France are the first defending World Cup champions to reach the quarter-finals since Brazil in 2006. The last defending champion to reach a semi-final or final was Brazil in 1998. France beat both of those Brazil sides to end their bid to retain the trophy. So perhaps that means if they’re able to stay out of their own way, France are emerging as the team to beat in this tournament.
That’s at least in part because there doesn’t seem to be a team in the tournament that has what Les Bleus do going forward. Their attack was very heavy up the left in the opening 45 minutes (55.9% from the left, 20.6 middle, 23.5 left). So of course it would follow that their first massive chance came up the right after an unacceptable Polish giveaway in the 29th minute, but Olivier Giroud missed the target after a firmly hit ball from Ousmane Dembélé for what looked like being the goal that would put Giroud ahead of Thierry Henry as the country’s all-time record goalscorer.
Poland had a chance in the 38th, but Piotr Zielinski put a hard shot right at Hugo Lloris and the subsequent scramble saw Jakub Kaminski’s follow-up attempt blocked near the line. It put Poland on seven shots in under 40 minutes after totalling a combined six in the first halves of their group-stage matches.

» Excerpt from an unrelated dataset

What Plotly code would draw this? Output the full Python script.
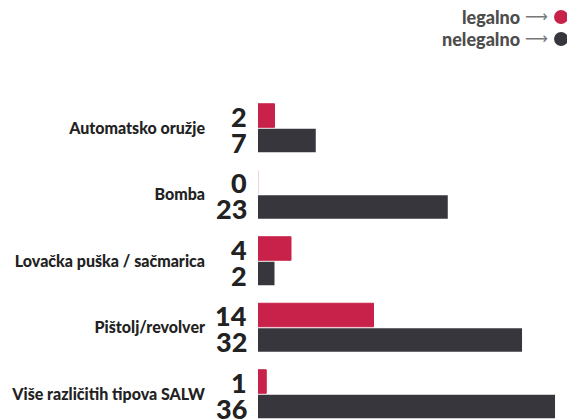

And just after that Polish formidability started to settle in, Kylian Mbappé threaded a ball through to Giroud on a run into the box and he finished for his record 52nd goal for France. At 36 years, 65 days of age, it made him the oldest goalscorer in the World Cup knockout stages since Cameroon’s Roger Milla in 1990 (38y 34d).
So that was the old. Youth followed. Mbappé scoring his tournament-leading fourth goal in the 74th by beating Wojciech Szczęsny high to the near post for his eighth career World Cup goal before the age of 24 to surpass Pelé as the all-time leader in that category.
He added his fifth in the first minute of stoppage time by taking Szczęsny to the far post. He’s headed to the quarter-finals for the second time in his career, and he’s doing so with seven goal involvements with a tournament-high 46 touches in the opposition box.
And he’s playing just one attacking role for perhaps the tournament’s most dangerous team. Antoine Griezmann, for example, used to score those goals for France, but his role has evolved into that of a creator. He created four chances against Poland and is on a tournament-leading 15 (seven from open play) and a tournament-leading 2.67 expected assists. Griezmann is getting plenty of attention as that creative force, but he actually trails Dembélé (nine) and second-choice left back Theo Hernández (eight) in open-play chances created. Hernández led the team in touches (81) against Poland while completing 21 of 22 passes in the final third. It can come from all over the pitch.
France have been exposed at times, which is excusable with their injuries, but they’re yet to keep a clean sheet. Their xG against is a middling 3.43 when considering it against other teams to reach the quarters – Argentina are at 1.33 and the Netherlands 4.20 – but that’s only one side of things. Their xG differential (xG minus xG conceded) is still 5.63. Score more goals than the other team. Progress. France are expected to do just that.
Since the Round of 16 was introduced in the 1986 World Cup, France have appeared at this stage on six occasions and progressed from each (1986, 1998, 2006, 2014, 2018 and 2022). But their opponents at this event so far have been Poland, Tunisia, a disappointing Denmark and Australia. Can they now make it five of their last six in the quarter-finals? The first step is turning on the TV to see what England vs. Senegal sends their way.